Most providers sign the raw request body with an HMAC signature and a shared secret. To verify it correctly:

Capture the raw request body before any parsing or normalization.
Recompute the HMAC signature using the provider’s documented algorithm.
Compare the computed value with the signature in the request headers.
Reject the request if the signature does not match.
Rotate the shared secret carefully and test both old and new values during the transition window if the provider supports it.

If the provider uses a Bearer token instead of or in addition to HMAC signatures, verify the token in the authorization header before processing the payload.

What logs are most useful for webhook debugging?

The most useful logs are the ones that let you match one provider delivery to one application execution. Capture:

Event ID
Request ID
Correlation ID
Timestamp
HTTP status code
Signature validation result
Payload type or event type
Handler latency
Downstream dependency errors

Structured logging makes these fields searchable. Distributed tracing helps you see whether the failure happened in the webhook handler, a queue worker, a database call, or an external API request. If you use Datadog, New Relic, Sentry, Prometheus, or Grafana, make sure the webhook path is visible in both logs and metrics.

How can I test webhooks locally?

Expose your local handler with ngrok or Cloudflare Tunnel so Stripe, GitHub, or Shopify can send real events to your machine while you debug. Then replay captured requests with Postman or curl to verify headers, payload shape, and exact 2xx responses your provider expects.

For signature checks, preserve the raw request body and verify the HMAC signatures with the same shared secret your provider uses. To test failure handling, return 4xx responses and 5xx responses, delay replies past the provider timeout, and send malformed JSON or missing fields.

Use this loop to reproduce duplicate events, out-of-order events, and partial downstream outages without production traffic. The same approach works for AWS Lambda, Node.js/Express, Python/Flask/FastAPI, and Ruby on Rails handlers in local or staging environments.

What tools help debug webhook delivery issues?

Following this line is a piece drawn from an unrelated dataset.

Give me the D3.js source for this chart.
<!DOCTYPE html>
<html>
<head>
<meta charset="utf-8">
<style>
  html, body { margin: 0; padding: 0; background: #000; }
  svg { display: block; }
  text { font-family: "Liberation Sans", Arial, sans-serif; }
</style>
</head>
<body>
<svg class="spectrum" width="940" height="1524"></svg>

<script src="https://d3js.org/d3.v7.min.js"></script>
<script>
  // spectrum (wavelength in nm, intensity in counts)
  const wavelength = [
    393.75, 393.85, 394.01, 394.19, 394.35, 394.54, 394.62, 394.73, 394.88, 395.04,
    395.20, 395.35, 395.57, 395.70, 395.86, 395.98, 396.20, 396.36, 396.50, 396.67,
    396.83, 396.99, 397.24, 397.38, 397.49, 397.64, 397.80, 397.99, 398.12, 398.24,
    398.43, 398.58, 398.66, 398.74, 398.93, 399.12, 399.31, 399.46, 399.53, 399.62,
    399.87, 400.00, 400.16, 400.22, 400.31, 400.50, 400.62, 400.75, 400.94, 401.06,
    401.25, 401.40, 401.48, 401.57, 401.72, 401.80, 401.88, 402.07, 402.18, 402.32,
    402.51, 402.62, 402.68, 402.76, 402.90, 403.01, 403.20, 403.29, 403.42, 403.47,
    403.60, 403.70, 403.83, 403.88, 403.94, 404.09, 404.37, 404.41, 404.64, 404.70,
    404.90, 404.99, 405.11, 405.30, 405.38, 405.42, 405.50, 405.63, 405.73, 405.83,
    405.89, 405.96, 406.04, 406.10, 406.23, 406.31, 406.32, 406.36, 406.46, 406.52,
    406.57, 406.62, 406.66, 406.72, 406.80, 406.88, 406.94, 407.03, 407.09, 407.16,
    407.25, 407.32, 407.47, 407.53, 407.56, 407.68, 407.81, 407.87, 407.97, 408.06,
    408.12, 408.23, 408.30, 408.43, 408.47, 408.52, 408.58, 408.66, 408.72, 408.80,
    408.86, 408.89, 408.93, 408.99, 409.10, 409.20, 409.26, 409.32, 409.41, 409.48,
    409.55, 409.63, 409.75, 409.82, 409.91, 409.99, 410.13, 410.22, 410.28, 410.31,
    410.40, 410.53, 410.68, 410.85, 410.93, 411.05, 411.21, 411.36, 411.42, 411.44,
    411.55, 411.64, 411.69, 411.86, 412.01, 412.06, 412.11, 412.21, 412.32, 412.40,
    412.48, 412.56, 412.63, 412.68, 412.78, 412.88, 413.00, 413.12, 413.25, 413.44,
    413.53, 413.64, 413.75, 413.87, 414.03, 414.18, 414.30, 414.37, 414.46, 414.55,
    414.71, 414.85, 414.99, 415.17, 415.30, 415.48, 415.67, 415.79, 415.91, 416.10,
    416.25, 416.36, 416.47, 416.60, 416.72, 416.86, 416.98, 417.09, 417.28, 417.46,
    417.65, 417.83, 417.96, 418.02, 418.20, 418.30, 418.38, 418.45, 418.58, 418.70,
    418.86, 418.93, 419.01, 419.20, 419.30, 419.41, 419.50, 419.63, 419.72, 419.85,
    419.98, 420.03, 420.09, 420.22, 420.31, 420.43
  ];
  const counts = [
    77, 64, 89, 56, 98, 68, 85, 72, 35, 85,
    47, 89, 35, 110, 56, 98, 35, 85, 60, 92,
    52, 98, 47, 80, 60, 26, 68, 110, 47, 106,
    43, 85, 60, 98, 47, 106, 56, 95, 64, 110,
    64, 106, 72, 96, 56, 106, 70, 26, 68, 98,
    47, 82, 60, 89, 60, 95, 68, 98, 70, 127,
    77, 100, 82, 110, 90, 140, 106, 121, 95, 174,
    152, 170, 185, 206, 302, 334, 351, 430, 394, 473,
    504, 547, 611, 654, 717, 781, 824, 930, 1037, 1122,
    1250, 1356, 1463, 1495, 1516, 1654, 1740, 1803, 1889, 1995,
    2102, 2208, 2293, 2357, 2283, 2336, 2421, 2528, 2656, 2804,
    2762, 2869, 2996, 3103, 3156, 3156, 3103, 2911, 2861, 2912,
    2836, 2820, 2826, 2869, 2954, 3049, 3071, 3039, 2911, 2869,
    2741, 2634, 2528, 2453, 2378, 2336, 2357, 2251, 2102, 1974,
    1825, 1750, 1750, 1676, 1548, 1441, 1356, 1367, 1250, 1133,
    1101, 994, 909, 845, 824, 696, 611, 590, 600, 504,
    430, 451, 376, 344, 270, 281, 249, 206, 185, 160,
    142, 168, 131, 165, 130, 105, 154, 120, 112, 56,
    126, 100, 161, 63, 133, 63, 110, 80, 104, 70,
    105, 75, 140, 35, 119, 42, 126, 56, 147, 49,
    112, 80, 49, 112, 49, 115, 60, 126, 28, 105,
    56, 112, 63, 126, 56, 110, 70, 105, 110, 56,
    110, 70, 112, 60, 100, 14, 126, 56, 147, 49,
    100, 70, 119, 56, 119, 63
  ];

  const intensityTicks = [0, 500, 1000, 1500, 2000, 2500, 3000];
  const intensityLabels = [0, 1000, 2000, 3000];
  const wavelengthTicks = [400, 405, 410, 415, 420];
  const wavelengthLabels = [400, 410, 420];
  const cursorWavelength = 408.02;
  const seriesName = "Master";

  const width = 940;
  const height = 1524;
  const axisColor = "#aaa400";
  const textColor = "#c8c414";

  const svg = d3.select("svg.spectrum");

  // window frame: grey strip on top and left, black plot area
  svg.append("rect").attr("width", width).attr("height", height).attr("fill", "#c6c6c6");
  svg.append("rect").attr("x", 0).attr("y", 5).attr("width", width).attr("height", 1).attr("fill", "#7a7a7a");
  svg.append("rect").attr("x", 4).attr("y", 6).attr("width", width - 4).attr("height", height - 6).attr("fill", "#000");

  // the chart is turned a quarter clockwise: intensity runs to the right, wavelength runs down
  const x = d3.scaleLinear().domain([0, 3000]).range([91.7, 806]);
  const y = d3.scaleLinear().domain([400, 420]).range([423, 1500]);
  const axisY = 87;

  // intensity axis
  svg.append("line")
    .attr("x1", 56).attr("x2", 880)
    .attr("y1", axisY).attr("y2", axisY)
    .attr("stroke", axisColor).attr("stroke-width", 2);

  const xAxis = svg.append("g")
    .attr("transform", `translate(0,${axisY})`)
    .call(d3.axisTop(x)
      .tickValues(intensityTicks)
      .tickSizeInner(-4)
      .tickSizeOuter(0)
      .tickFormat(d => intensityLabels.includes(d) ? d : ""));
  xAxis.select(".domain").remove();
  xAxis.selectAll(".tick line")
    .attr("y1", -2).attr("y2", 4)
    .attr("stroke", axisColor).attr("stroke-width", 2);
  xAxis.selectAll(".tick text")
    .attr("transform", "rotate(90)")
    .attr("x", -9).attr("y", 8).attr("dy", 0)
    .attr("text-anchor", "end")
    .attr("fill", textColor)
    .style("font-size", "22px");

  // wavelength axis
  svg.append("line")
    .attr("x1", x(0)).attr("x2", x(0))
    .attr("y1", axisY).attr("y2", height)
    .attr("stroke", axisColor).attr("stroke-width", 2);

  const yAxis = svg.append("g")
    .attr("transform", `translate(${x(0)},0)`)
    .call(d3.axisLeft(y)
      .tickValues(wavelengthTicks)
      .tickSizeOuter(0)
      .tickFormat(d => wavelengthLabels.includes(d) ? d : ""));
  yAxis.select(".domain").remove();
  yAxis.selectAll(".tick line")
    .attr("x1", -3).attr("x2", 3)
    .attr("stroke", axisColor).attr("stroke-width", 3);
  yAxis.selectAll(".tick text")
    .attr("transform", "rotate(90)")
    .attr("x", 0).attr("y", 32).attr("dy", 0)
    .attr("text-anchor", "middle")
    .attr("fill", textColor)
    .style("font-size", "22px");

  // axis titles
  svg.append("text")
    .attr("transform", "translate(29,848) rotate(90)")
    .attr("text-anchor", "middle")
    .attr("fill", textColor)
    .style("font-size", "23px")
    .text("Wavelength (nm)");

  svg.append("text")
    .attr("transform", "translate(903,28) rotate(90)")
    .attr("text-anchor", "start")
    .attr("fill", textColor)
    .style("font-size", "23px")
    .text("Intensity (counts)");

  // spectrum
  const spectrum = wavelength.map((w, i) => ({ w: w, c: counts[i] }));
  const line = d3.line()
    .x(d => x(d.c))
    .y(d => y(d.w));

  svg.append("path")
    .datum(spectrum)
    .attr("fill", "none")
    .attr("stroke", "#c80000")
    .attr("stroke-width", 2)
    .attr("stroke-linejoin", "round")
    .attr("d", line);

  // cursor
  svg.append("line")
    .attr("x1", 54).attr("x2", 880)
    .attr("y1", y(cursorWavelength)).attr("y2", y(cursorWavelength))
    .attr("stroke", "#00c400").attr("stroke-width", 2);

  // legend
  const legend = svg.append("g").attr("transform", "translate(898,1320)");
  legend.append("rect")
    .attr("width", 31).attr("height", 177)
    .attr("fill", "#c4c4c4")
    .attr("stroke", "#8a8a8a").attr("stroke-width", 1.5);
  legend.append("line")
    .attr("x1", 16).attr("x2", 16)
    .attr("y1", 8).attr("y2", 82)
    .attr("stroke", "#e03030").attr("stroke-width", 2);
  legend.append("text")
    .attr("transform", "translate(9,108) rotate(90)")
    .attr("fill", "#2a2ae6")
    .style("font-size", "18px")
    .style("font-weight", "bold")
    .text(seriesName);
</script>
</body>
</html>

The right tools depend on where the failure occurs:

Postman and curl for replaying requests and checking headers
ngrok and Cloudflare Tunnel for exposing local services
Datadog, New Relic, Sentry, Prometheus, and Grafana for observability
Provider dashboards for Stripe webhooks, GitHub webhooks, Shopify webhooks, and Twilio webhooks

Use these tools together so you can compare provider delivery records with application behavior instead of guessing.

How do I make webhook handling more reliable?

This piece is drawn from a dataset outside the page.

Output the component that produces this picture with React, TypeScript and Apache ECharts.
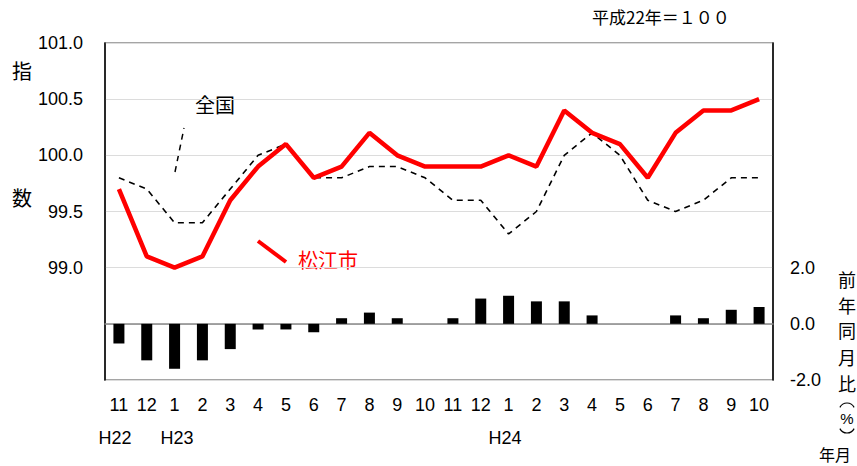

Design handlers to return a fast 2xx response, then push expensive work to a queue or background job. That prevents the timeout failures covered earlier when you call databases, payment APIs, or email services synchronously. Use idempotency and deduplication so repeated deliveries do not double-charge, double-send, or double-write; enforce this with unique database constraints on event IDs or provider delivery IDs.

Build retry logic with exponential backoff, but stop after a defined limit and move poison messages to a dead-letter queue for manual review. Monitor delivery success rate, latency, error rates, retry counts, and signature failures with structured logging and distributed tracing. Tools like Datadog, New Relic, Sentry, Prometheus, and Grafana help you spot regressions before customers do.

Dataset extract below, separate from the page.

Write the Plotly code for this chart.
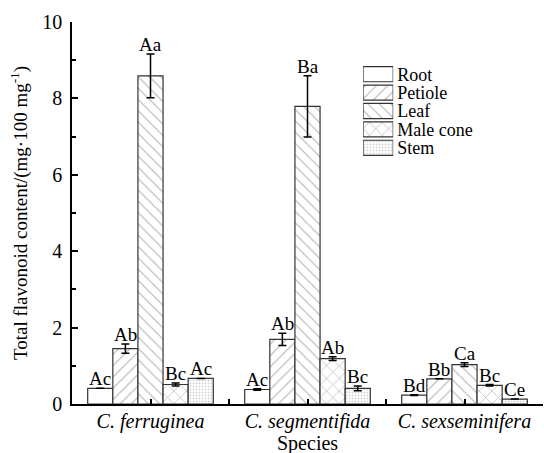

Webhook troubleshooting checklist template and escalation guidance

Use this checklist as a runbook entry you can copy for any incident. Work through it in order so you separate delivery problems from authentication, schema, processing, retry, and monitoring issues.

1) Delivery

Confirm the provider attempted delivery.
Record the event ID, timestamp, and request ID.
Verify the endpoint URL, DNS resolution, TLS certificate, and any recent deploy or config change.
Check whether the provider shows a timeout, connection failure, or a non-2xx response.

2) Authentication

Validate the webhook signature against the raw request body.
Confirm the HMAC signature matches the expected algorithm.
Check that the shared secret is current, especially after rotation.
If the provider uses a Bearer token, confirm the authorization header is present and unmodified.

3) Payload validation

Inspect the raw payload before parsing.
Confirm the schema matches what your handler expects.
Check for missing fields, renamed properties, or provider-specific event type changes.

4) Processing

Confirm your handler returns the expected HTTP status code quickly.
Review application logs for exceptions, timeouts, and downstream failures.
Use structured logging and correlation IDs so you can trace one delivery across services.
Check whether queue workers, database calls, or external API calls are blocking completion.

5) Retries

Test how the provider retries failed deliveries.
Look for duplicate events, backoff patterns, and repeated non-2xx responses.
Confirm your deduplication or idempotency logic is working.

6) Monitoring

Review alerting, dashboards, and delivery-rate trends.
Look for missing logs, gaps in metrics, or a spike in failures.
Confirm your monitoring captures provider-side and app-side errors.
Recheck recent deploys, secret rotations, and infrastructure changes.

Evidence to collect before escalation

Gather these items before you hand the incident off:

Timestamps for each failed delivery
Event IDs
Request IDs
Response codes and HTTP status codes
Relevant log excerpts from your app, queue, or gateway
Signature validation details, including the HMAC signature result
Any correlation IDs used in structured logging
Latency measurements and timeout values
Notes on DNS, TLS, SSL certificates, firewalls, and rate limiting

When to escalate

Escalate to the provider or platform team when local debugging no longer explains the failure:

The provider shows an outage or degraded delivery service
Delivery queues are backing up on the provider side
Signature mismatches continue after shared secret rotation and verification
Network restrictions, firewall rules, WAF policies, or IP allowlists are outside your control
The same failure reproduces across multiple endpoints or environments

When you escalate, include the provider name, event IDs, request IDs, timestamps, response codes, and a short summary of what you already tested.